An F-Gas Quota & HFC Phase-Down Calculator that converts a refrigerant charge into its climate impact and shows where it sits under the EU F-Gas Regulation. Because the regulation manages fluorinated gases by their CO2-equivalent — not their mass — a few kilograms of a high-GWP gas can carry the same regulatory weight as tonnes of a low-GWP one. This tool is for HVAC and refrigeration engineers, importers and refrigerant traders who need accurate tCO2e figures and the obligations that follow.
How it works
Every fluorinated gas has a fixed Global Warming Potential (GWP) — how many times more warming it causes than the same mass of CO2 over 100 years. The conversion is simple and exact:
tonnes CO2e = mass_kg x GWP / 1000
So 10 kg of R-404A (GWP 3,922) is 39.22 tCO2e, while 10 kg of R-32 (GWP 675) is just 6.75 tCO2e. The tool stores the official GWP for common refrigerants and blends, including R-410A (2,088), R-134a (1,430), R-407C (1,774), R-407F (1,825), R-507A (3,985), R-1234yf (4) and R-744 / CO2 (1).
Restrictions the result triggers
The tCO2e figure drives the regulatory duties. Leak-check intervals for stationary equipment step at 5, 50 and 500 tonnes CO2e (12, 6 and 3 months respectively, doubled where leak detection is fitted). Gases with GWP of 2,500 or more — notably R-404A and R-507A — face servicing restrictions on the use of virgin gas, pushing the trade toward reclaimed gas and lower-GWP retrofits. The tool surfaces the leak-check band and flags any gas above the 2,500 threshold so you can plan compliance and quota use deliberately.
All arithmetic happens locally; nothing you enter is uploaded or stored.
Choosing between high-GWP and low-GWP alternatives
The HFC phase-down creates a real commercial incentive to switch refrigerants, because high-GWP gases consume quota faster and are increasingly expensive to source as the cap tightens. R-404A (GWP 3,922) and R-507A (GWP 3,985) are the most affected: 10 kg of either consumes nearly 40 tCO2e of quota, versus just 6.75 tCO2e for the same mass of R-32 (GWP 675) or less than 1 tCO2e for R-1234yf (GWP 4).

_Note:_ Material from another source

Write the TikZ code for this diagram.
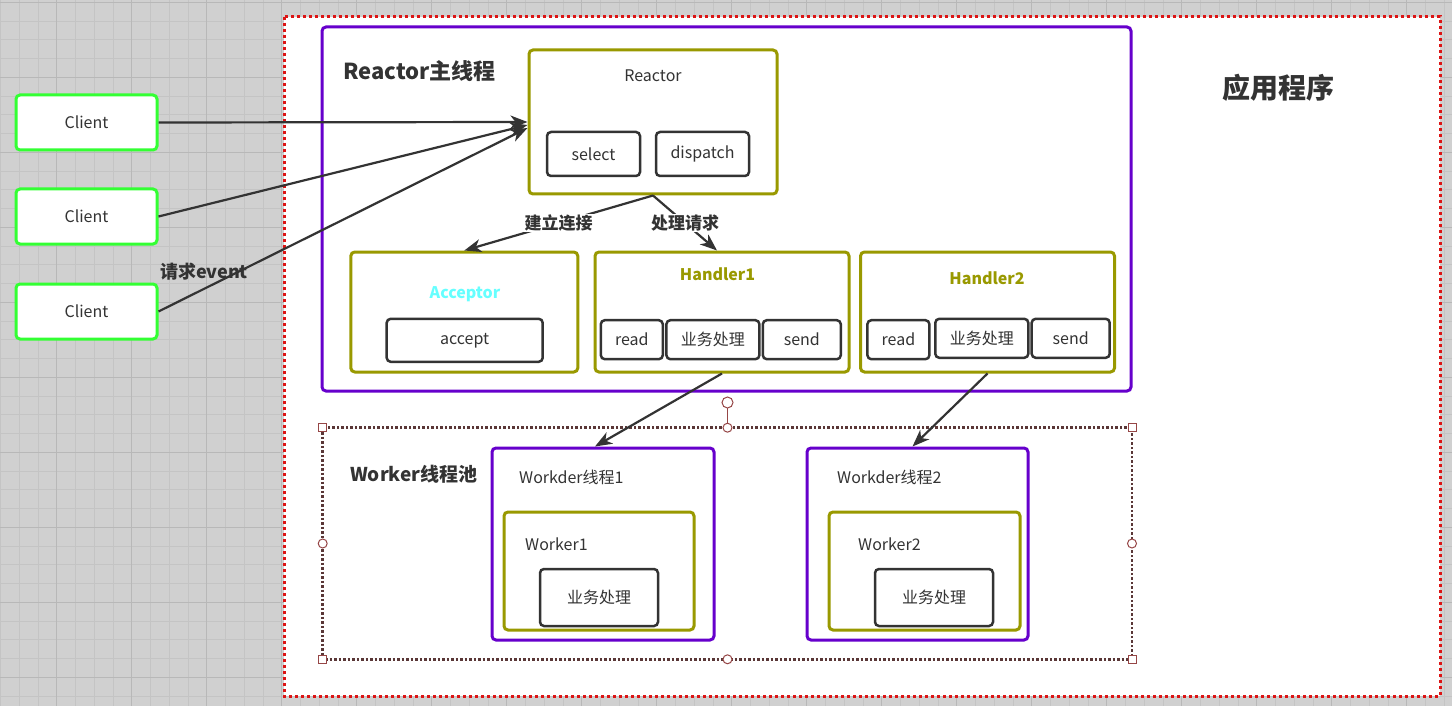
\documentclass[tikz,border=0pt]{standalone}
\usepackage{fontspec}
\setmainfont{Noto Sans CJK SC}
\usetikzlibrary{positioning, arrows.meta, calc}

\definecolor{purp}{RGB}{102,0,204}
\definecolor{oliv}{RGB}{153,153,0}
\definecolor{cgreen}{RGB}{51,255,51}
\definecolor{dark}{RGB}{51,51,51}
\definecolor{acyan}{RGB}{102,255,255}
\definecolor{gridbg}{RGB}{208,208,208}
\definecolor{handle}{RGB}{150,70,70}

\newcommand\sz[1]{\fontsize{#1}{#1}\selectfont}

\tikzset{
    gridminor/.style={draw={rgb,255:red,196;green,196;blue,196}, line width=0.8pt},
    gridmajor/.style={draw={rgb,255:red,184;green,184;blue,184}, line width=1pt},
    appbox/.style={draw={rgb,255:red,220;green,20;blue,20}, fill=white, line width=3pt, dash pattern=on 3pt off 3pt},
    poolbox/.style={draw={rgb,255:red,90;green,55;blue,55}, line width=2.5pt, dash pattern=on 2.5pt off 2pt},
    thread/.style={draw=purp, line width=3pt, rounded corners=4pt, fill=white, inner sep=0pt},
    unit/.style={draw=oliv, line width=3pt, rounded corners=4pt, fill=white, inner sep=0pt},
    op/.style={draw=dark, line width=2.5pt, rounded corners=4pt, fill=white, inner sep=0pt, text=dark, font=\sz{16}},
    client/.style={draw=cgreen, line width=3pt, rounded corners=4pt, fill=white, inner sep=0pt, text=dark, font=\sz{16},
        minimum width=141pt, minimum height=55pt},
    txt/.style={text=dark, font=\sz{16}, inner sep=0pt},
    title/.style={text=dark, font=\sz{17}\bfseries, inner sep=1pt},
    flow/.style={draw=dark, line width=2.2pt, -{Stealth[length=17pt, width=13pt, inset=5pt]}},
    sqhandle/.style={draw=handle, fill=white, line width=1pt, minimum size=8pt, inner sep=0pt},
    cchandle/.style={draw=handle, fill=white, line width=1pt, circle, minimum size=9pt, inner sep=0pt},
}

\begin{document}
\begin{tikzpicture}[x=1pt, y=-1pt]
    \useasboundingbox (0,0) rectangle (1452,706);

    % grid background
    \fill[gridbg] (0,0) rectangle (1452,706);
    \foreach \k in {0,...,77} \draw[gridminor] ({0.4+18.75*\k},0) -- ++(0,706);
    \foreach \k in {0,...,37} \draw[gridminor] (0,{2.3+18.75*\k}) -- ++(1452,0);
    \foreach \k in {0,...,18} \draw[gridmajor] ({56.65+75*\k},0) -- ++(0,706);
    \foreach \k in {0,...,9} \draw[gridmajor] (0,{2.3+75*\k}) -- ++(1452,0);

    % application
    \draw[appbox] (284,17) rectangle (1440,696);
    \node[title, font=\sz{28}\bfseries] (apptitle) at (1278,88) {应用程序};

    % clients
    \node[client] (c1) at (86.5,122.5) {Client};
    \node[client] (c2) at (86.5,216.5) {Client};
    \node[client] (c3) at (86.5,311.5) {Client};
    \node[title, font=\sz{18}\bfseries] (evt) at (204,272) {请求event};

    % reactor main thread
    \node[thread, minimum width=809pt, minimum height=364pt] (main) at (726.5,209) {};
    \node[title, font=\sz{22}\bfseries, anchor=west] (maintitle) at (342,71) {Reactor主线程};

    \node[unit, minimum width=248pt, minimum height=144pt] (reactor) at (653,122) {};
    \node[txt] (reactortxt) at (653,76) {Reactor};
    \node[op, minimum width=93pt, minimum height=44pt] (select) at (593.5,154) {select};
    \node[op, minimum width=93pt, minimum height=44pt] (dispatch) at (702.5,154) {dispatch};

    \node[unit, minimum width=227pt, minimum height=120pt] (acceptor) at (464.3,312) {};
    \node[title, text=acyan, font=\sz{16}\bfseries] (acctxt) at (465,294) {Acceptor};
    \node[op, minimum width=156pt, minimum height=43pt] (accept) at (464.7,340.3) {accept};

    \node[unit, minimum width=254pt, minimum height=120pt] (h1) at (722,312) {};
    \node[title, text=oliv, font=\sz{16}\bfseries] (h1txt) at (717.5,274) {Handler1};
    \node[op, minimum width=62pt, minimum height=39pt] (h1read) at (631.8,339.7) {read};
    \node[op, minimum width=93pt, minimum height=39pt] (h1biz) at (712.9,339.7) {业务处理};
    \node[op, minimum width=78pt, minimum height=39pt] (h1send) at (801.8,339.7) {send};

    \node[unit, minimum width=254pt, minimum height=120pt] (h2) at (987.5,312) {};
    \node[title, text=oliv, font=\sz{16}\bfseries] (h2txt) at (987,278.3) {Handler2};
    \node[op, minimum width=62pt, minimum height=39pt] (h2read) at (898.4,339.7) {read};
    \node[op, minimum width=93pt, minimum height=39pt] (h2biz) at (981.8,338.3) {业务处理};
    \node[op, minimum width=78pt, minimum height=39pt] (h2send) at (1070.7,338.3) {send};

    % worker pool
    \draw[poolbox] (322.7,427.7) rectangle (1132,659.3);
    \node[title, font=\sz{19}\bfseries, anchor=west] (pooltitle) at (349,474) {Worker线程池};

    \node[thread, minimum width=222pt, minimum height=192pt] (wt1) at (603,544) {};
    \node[txt, anchor=west] (wt1txt) at (519,477) {Workder线程1};
    \node[unit, minimum width=190pt, minimum height=118pt] (w1) at (599,571) {};
    \node[txt, anchor=west] (w1txt) at (525,544) {Worker1};
    \node[op, minimum width=118pt, minimum height=57pt] (biz1) at (599,597.5) {业务处理};

    \node[thread, minimum width=221pt, minimum height=192pt] (wt2) at (917.5,544) {};
    \node[txt, anchor=west] (wt2txt) at (837,477) {Workder线程2};
    \node[unit, minimum width=191pt, minimum height=118pt] (w2) at (924.5,571) {};
    \node[txt, anchor=west] (w2txt) at (858,544) {Worker2};
    \node[op, minimum width=118pt, minimum height=57pt] (biz2) at (934,597.5) {业务处理};

    % selection handles of the pool
    \coordinate (rot) at (727.5,402.5);
    \node[cchandle] (ntop) at (727.5,427.7) {};
    \draw[handle, line width=1pt] (ntop) -- (rot);
    \node[cchandle, minimum size=11pt] (nrot) at (rot) {};
    \node[cchandle] (nbot) at (727.5,659.3) {};
    \node[cchandle] (nleft) at (322.7,543.5) {};
    \node[cchandle] (nright) at (1132,543.5) {};
    \node[sqhandle] (nw) at (322.7,427.7) {};
    \node[sqhandle] (ne) at (1132,427.7) {};
    \node[sqhandle] (sw) at (322.7,659.3) {};
    \node[sqhandle] (se) at (1132,659.3) {};

    % connectors
    \path
        (c1.east) edge[flow] (reactor.west)
        (c2.east) edge[flow] ([yshift=-3pt]reactor.west)
        (c3.east) edge[flow] ([yshift=-6pt]reactor.west)
        (reactor.south) edge[flow] node[title, fill=white] {建立连接} (acceptor.north)
        (reactor.south) edge[flow] node[title, fill=white] {处理请求} ([xshift=-5pt]h1.north)
        (h1.south) edge[flow] ([xshift=-8pt]wt1.north)
        (h2.south) edge[flow] ([xshift=-5pt]wt2.north)
        ;
\end{tikzpicture}
\end{document}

For new split air-conditioning systems the transition is already well advanced — R-32 is now dominant in new domestic units across the EU and UK. In commercial refrigeration the shift is more gradual, with retrofits to lower-GWP blends like R-449A (GWP 1,397, replacing R-404A) or natural refrigerants such as R-744 (CO2, GWP 1) or R-717 (ammonia) in larger installations.
Leak-check bands at a glance
| CO2e of charge | Leak-check interval | With leak detection |
|---|---|---|
| 5 to under 50 tCO2e | At least every 12 months | Every 24 months |
| 50 to under 500 tCO2e | At least every 6 months | Every 12 months |
| 500 tCO2e and above | At least every 3 months | Every 6 months |
Equipment below 5 tCO2e does not trigger a mandatory periodic leak-check under the EU F-Gas Regulation, though best practice and insurance requirements often apply anyway. The tool flags which band your calculated charge falls into so you can schedule checks correctly.
Service ban and virgin-gas restriction
Refrigerants with a GWP at or above 2,500 — including R-404A and R-507A — face restrictions on using virgin (newly produced) HFC gas for servicing stationary refrigeration equipment. Reclaimed or recycled gas must be used where available. This restriction has been in effect in the EU since 2020 and is mirrored in the UK F-Gas Regulation post-Brexit. The tool flags any gas over the 2,500 GWP threshold to prompt compliance checks before you order stock.